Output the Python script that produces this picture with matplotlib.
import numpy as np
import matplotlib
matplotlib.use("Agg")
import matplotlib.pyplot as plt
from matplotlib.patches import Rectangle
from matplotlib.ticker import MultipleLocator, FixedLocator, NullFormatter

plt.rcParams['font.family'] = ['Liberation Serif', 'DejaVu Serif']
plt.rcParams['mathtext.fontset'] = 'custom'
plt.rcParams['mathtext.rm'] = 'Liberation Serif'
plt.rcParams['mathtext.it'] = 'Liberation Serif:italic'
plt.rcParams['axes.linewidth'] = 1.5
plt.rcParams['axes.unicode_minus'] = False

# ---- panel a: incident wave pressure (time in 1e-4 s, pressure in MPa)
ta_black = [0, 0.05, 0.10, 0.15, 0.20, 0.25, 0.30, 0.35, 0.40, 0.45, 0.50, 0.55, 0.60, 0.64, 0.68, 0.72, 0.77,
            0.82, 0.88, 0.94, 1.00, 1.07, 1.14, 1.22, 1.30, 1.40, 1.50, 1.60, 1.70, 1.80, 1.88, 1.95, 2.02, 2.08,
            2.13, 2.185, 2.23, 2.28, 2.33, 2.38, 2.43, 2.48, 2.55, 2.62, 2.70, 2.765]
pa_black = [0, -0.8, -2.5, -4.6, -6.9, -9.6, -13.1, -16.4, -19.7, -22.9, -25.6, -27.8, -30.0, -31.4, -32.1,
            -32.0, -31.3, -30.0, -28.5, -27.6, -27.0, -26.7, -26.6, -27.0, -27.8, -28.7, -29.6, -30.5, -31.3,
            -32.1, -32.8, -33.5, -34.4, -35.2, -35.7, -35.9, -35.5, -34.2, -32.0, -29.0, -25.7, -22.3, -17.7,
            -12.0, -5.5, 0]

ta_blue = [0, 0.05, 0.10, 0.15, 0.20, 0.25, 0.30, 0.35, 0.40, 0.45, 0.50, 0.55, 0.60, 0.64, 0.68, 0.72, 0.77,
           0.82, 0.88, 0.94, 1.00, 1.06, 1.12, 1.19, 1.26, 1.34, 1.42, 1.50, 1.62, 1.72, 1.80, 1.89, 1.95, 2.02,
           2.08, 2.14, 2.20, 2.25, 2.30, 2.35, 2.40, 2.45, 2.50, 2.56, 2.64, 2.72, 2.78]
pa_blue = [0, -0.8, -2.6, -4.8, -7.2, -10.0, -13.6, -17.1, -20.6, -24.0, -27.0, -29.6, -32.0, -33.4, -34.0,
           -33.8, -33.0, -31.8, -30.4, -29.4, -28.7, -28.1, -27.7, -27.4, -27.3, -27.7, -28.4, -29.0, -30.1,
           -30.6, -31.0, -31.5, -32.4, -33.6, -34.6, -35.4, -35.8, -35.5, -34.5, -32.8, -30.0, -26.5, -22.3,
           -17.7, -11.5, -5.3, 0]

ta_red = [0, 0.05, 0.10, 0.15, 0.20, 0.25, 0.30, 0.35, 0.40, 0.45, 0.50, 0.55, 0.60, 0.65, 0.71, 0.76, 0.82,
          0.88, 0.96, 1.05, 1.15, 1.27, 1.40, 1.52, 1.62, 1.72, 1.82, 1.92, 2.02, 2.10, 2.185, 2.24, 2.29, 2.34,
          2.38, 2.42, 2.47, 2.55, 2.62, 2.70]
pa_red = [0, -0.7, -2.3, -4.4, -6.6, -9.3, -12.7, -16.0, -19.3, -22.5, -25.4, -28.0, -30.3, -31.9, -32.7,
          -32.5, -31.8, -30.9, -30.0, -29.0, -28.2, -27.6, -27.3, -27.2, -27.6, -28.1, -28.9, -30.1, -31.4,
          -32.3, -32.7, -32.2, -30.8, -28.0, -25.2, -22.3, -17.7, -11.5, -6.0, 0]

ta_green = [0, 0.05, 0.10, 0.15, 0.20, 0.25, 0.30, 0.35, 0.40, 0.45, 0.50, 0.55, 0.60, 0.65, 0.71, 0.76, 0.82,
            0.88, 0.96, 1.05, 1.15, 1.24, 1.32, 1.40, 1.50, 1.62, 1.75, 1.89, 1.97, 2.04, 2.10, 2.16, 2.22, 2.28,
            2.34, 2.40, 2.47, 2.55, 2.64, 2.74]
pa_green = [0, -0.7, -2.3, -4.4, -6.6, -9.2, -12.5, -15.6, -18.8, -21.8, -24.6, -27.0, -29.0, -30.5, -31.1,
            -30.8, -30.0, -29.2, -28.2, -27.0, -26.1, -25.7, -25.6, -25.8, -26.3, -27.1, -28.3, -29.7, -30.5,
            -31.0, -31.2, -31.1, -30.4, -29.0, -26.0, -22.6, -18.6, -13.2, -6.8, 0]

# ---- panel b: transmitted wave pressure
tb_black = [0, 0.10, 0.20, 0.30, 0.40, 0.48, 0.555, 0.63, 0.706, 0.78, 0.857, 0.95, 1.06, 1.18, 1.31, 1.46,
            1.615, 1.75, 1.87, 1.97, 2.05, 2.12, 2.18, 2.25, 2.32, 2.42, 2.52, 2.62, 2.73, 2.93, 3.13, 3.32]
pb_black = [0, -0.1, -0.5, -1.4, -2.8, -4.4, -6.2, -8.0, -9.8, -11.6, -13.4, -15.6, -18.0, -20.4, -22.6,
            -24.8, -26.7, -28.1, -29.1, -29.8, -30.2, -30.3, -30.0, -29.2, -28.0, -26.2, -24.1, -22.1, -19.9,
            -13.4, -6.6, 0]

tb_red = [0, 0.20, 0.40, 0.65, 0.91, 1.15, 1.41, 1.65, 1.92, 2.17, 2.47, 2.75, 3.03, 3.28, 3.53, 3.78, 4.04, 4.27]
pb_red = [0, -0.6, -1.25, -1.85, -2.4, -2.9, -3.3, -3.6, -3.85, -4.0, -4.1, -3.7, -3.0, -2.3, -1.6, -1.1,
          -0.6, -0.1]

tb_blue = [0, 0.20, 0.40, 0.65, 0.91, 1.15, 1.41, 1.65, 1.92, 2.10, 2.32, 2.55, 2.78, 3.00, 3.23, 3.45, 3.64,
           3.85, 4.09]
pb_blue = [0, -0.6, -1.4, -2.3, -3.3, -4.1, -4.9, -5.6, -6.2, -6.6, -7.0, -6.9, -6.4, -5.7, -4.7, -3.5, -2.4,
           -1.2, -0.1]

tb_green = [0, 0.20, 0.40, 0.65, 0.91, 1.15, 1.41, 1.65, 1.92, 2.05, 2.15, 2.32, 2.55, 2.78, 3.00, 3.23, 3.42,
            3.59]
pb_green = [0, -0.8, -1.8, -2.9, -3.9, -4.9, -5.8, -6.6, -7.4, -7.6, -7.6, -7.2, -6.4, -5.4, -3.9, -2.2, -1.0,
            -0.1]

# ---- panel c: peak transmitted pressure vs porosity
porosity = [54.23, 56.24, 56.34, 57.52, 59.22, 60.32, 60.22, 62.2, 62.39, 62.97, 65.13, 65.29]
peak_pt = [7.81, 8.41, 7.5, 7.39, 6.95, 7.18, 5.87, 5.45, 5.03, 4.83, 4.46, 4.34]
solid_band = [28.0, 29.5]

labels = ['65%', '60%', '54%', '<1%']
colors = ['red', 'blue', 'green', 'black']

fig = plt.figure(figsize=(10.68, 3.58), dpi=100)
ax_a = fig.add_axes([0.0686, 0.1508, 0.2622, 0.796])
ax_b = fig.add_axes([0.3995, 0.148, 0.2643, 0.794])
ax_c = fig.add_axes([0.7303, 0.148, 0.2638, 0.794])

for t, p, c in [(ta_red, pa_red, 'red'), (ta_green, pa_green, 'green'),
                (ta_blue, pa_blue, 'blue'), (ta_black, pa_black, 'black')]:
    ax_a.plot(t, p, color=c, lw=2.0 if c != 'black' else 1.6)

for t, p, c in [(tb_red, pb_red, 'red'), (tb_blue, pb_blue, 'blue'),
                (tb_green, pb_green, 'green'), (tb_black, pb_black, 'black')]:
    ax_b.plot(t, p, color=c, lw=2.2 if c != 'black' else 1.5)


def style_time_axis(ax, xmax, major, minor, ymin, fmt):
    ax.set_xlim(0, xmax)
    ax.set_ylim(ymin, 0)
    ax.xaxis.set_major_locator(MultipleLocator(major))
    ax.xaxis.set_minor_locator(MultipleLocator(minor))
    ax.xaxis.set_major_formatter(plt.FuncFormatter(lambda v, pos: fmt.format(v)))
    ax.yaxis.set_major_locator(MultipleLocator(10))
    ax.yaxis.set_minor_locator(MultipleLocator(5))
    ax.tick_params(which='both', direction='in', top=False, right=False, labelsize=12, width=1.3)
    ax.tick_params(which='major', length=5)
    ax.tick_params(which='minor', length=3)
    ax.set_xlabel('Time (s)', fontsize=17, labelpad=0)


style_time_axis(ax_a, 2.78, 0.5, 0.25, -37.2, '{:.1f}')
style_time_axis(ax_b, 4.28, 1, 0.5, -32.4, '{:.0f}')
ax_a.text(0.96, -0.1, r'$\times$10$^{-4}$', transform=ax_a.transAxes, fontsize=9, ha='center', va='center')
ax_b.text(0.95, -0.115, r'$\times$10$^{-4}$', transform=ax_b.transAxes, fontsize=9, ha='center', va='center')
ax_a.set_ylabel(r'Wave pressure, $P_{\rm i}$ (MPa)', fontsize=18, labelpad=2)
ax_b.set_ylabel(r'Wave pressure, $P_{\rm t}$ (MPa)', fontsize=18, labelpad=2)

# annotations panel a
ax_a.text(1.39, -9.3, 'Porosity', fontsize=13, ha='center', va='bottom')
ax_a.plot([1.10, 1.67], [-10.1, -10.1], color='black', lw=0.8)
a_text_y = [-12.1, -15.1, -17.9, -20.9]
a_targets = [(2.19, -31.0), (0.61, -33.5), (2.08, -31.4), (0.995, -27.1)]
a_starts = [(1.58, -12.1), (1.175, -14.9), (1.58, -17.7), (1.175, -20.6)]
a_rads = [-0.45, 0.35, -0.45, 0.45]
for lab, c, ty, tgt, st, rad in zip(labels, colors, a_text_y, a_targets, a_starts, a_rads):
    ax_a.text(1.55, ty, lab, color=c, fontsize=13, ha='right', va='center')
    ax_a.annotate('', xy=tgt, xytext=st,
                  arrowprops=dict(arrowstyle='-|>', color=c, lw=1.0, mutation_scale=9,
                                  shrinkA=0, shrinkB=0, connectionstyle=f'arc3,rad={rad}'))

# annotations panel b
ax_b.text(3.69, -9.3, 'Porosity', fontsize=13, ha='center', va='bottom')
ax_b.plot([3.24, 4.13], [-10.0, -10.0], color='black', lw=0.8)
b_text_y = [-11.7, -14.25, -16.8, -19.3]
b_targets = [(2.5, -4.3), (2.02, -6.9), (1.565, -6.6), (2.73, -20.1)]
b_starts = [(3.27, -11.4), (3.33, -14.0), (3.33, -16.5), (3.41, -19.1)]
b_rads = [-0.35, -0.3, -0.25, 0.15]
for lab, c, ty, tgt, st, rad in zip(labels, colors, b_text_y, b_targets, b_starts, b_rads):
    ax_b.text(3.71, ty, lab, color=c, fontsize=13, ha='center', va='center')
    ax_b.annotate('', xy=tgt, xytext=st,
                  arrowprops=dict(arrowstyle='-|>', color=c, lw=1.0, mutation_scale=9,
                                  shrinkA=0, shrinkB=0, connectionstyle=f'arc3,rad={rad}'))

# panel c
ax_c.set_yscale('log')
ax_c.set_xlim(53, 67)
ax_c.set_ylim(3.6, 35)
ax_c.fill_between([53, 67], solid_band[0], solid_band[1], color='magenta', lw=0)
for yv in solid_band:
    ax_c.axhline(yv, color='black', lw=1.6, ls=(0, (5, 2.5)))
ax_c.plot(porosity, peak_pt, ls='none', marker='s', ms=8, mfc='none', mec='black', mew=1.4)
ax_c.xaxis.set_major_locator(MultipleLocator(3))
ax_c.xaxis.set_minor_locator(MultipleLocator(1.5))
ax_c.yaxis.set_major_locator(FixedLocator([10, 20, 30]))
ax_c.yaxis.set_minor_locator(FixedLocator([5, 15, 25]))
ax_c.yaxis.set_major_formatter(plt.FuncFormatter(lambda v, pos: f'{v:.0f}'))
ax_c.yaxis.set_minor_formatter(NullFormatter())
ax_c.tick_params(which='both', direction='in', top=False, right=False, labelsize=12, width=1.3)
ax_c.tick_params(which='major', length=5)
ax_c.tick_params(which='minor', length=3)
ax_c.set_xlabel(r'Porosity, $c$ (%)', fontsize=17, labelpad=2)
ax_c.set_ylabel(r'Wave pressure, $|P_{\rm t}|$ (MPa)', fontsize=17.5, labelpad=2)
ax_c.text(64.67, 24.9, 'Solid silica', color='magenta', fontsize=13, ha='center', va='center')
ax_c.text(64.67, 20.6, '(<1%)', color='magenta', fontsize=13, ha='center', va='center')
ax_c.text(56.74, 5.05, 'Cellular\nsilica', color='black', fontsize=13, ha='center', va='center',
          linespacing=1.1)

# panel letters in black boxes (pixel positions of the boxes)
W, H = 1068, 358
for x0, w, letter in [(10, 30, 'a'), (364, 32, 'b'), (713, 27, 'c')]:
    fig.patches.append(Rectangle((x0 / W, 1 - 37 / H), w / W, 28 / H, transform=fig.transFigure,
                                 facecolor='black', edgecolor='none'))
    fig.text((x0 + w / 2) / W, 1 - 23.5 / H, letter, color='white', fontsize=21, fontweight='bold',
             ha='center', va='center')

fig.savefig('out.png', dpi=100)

·····

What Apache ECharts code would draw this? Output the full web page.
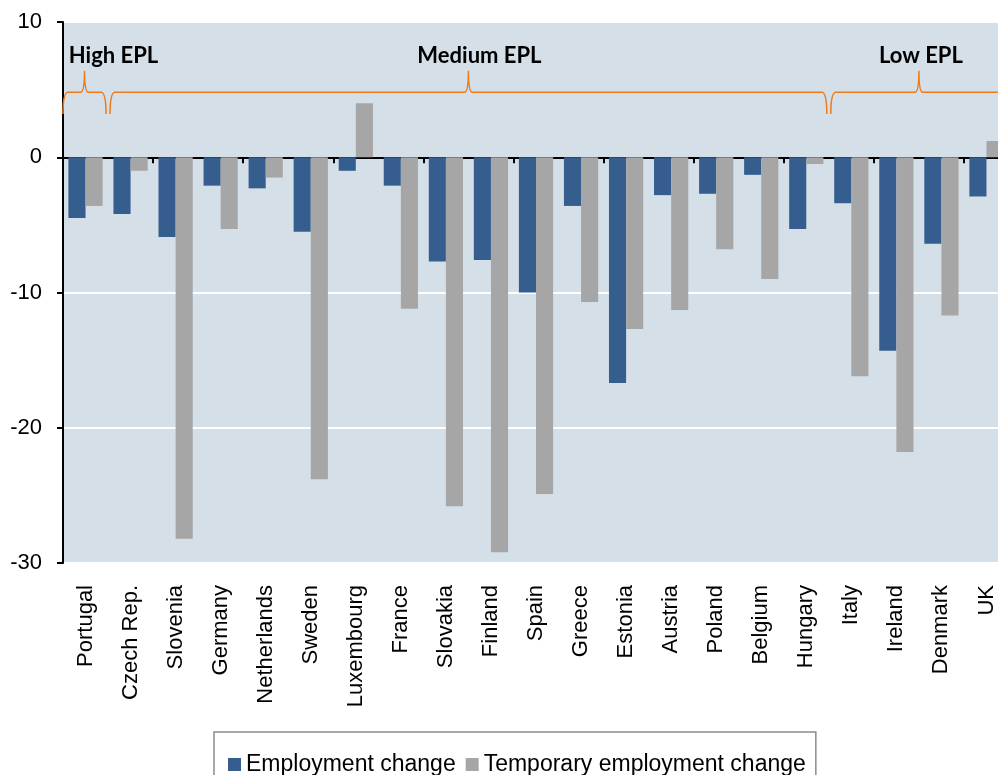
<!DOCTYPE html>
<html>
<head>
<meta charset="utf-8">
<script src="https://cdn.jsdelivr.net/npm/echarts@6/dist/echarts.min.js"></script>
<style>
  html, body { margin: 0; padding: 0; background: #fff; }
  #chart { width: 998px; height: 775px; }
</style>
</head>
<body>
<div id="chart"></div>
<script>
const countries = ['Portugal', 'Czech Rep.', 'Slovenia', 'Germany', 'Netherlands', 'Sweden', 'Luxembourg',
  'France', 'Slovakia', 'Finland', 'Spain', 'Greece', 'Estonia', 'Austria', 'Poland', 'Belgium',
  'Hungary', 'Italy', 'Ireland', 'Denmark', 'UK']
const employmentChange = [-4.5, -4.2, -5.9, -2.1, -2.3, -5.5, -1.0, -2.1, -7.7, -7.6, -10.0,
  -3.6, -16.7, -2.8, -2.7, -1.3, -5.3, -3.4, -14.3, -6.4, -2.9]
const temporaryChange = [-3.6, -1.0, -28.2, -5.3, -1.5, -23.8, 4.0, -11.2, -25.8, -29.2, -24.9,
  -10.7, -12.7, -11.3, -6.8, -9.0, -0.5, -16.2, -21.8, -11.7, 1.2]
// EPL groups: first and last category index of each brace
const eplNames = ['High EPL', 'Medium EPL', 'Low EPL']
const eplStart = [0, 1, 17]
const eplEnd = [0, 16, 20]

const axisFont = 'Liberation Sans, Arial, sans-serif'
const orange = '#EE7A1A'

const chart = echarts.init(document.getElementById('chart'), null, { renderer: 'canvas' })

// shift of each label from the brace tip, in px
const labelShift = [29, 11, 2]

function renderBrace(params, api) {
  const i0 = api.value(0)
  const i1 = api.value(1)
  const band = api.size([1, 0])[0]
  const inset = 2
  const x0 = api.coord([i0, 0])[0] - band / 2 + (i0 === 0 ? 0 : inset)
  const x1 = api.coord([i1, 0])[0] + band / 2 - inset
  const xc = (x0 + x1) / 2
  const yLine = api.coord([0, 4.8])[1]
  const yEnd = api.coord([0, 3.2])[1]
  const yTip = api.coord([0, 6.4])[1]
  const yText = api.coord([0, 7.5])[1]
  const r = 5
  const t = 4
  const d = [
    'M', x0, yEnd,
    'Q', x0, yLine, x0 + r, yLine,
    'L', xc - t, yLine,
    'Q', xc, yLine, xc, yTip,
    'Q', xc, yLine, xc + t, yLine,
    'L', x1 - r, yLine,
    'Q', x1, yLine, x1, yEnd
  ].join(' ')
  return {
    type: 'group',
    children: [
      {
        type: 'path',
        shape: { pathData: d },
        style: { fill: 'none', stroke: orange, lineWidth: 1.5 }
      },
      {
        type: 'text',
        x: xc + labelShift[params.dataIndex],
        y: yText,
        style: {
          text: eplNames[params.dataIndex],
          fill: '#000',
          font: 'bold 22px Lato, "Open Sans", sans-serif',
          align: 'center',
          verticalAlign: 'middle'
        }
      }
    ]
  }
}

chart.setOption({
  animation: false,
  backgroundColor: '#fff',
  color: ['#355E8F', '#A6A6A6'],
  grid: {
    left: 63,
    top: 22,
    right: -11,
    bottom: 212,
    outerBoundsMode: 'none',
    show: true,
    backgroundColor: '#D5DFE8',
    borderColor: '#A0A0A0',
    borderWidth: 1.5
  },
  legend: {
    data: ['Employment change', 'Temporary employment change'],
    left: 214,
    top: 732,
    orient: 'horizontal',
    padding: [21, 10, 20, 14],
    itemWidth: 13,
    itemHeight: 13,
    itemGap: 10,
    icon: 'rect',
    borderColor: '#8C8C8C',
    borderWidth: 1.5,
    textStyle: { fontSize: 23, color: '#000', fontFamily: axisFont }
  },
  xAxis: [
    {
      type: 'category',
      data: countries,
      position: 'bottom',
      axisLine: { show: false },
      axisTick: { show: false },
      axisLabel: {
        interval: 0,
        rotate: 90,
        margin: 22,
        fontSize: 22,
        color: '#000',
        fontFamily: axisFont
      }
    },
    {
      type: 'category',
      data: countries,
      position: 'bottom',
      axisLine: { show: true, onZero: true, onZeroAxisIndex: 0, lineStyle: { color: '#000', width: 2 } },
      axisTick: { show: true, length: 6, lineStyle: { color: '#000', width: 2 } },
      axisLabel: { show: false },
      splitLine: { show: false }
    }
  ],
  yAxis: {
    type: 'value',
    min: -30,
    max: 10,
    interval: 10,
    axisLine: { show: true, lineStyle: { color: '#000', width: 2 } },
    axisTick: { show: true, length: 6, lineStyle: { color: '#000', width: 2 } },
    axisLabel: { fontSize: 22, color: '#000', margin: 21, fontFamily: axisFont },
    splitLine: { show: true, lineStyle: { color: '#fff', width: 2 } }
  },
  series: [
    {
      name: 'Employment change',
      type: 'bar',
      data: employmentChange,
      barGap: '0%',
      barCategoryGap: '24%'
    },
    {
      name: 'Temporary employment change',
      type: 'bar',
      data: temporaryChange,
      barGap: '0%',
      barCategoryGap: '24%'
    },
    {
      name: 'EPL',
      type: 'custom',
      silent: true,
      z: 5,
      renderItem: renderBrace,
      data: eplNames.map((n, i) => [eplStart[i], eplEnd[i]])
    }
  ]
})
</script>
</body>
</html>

·····

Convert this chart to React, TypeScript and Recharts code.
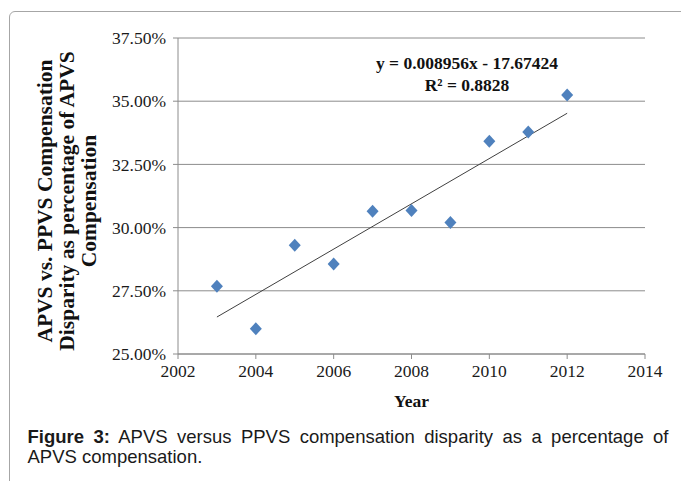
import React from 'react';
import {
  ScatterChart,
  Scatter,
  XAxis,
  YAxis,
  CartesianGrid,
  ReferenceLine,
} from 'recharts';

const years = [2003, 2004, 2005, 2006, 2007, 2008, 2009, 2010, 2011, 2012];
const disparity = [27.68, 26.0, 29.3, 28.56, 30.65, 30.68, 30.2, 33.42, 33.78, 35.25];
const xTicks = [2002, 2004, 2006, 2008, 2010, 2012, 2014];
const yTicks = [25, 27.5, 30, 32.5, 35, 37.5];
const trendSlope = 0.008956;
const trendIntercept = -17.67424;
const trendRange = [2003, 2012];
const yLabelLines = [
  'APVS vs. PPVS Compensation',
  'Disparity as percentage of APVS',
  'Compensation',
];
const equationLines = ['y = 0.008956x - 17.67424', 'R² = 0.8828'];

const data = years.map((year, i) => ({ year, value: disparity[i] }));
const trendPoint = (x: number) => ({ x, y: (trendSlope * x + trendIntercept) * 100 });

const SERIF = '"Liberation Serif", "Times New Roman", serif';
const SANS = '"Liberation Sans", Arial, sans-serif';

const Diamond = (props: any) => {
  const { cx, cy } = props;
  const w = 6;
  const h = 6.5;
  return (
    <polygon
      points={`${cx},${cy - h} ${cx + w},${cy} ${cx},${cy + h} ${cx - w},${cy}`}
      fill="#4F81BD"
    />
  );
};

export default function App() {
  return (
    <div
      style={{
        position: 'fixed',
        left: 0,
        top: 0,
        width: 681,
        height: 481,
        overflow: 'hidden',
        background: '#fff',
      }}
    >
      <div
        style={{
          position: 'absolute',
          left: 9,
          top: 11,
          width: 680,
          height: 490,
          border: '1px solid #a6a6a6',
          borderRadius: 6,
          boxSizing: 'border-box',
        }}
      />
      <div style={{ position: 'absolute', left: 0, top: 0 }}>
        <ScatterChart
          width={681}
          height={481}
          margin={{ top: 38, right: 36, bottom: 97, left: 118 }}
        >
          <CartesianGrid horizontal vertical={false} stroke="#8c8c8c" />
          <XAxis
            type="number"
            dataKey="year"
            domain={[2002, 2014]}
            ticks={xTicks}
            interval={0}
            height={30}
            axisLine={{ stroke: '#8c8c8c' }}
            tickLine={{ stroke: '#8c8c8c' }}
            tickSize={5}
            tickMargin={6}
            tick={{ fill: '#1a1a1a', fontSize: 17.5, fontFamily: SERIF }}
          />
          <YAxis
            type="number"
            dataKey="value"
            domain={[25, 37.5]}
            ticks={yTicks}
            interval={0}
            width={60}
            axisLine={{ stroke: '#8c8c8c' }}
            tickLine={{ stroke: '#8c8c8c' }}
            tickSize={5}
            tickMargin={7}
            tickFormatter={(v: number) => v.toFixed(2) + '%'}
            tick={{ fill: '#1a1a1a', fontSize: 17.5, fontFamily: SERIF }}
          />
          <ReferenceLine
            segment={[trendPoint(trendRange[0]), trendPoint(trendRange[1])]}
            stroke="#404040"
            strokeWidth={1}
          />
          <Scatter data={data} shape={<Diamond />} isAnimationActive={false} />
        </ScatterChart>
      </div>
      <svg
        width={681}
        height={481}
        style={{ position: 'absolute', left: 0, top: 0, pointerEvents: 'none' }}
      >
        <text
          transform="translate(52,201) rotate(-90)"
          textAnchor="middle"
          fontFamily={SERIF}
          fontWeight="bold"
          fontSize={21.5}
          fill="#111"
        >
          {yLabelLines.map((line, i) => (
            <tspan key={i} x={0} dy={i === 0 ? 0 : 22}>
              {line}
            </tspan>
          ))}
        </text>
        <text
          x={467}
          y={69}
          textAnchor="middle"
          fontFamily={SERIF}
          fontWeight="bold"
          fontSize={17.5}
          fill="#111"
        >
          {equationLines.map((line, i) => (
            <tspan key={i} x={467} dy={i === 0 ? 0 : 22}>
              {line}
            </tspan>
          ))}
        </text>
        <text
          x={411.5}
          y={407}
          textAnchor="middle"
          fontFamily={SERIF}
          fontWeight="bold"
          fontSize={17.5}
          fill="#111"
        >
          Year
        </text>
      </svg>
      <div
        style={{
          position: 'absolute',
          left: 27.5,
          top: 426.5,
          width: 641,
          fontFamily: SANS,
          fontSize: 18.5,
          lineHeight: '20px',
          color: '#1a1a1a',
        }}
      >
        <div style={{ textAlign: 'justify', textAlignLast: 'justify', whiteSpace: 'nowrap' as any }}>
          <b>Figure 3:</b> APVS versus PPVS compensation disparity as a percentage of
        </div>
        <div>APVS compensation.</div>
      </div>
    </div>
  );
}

·····

**YOUR GOAL**
In the records above, find the lines containing "matplotlib" and copy them.

**EXPECTED ANSWER**
Output the Python script that produces this picture with matplotlib.
import matplotlib
matplotlib.use("Agg")
import matplotlib.pyplot as plt
from matplotlib.patches import Rectangle
from matplotlib.ticker import MultipleLocator, FixedLocator, NullFormatter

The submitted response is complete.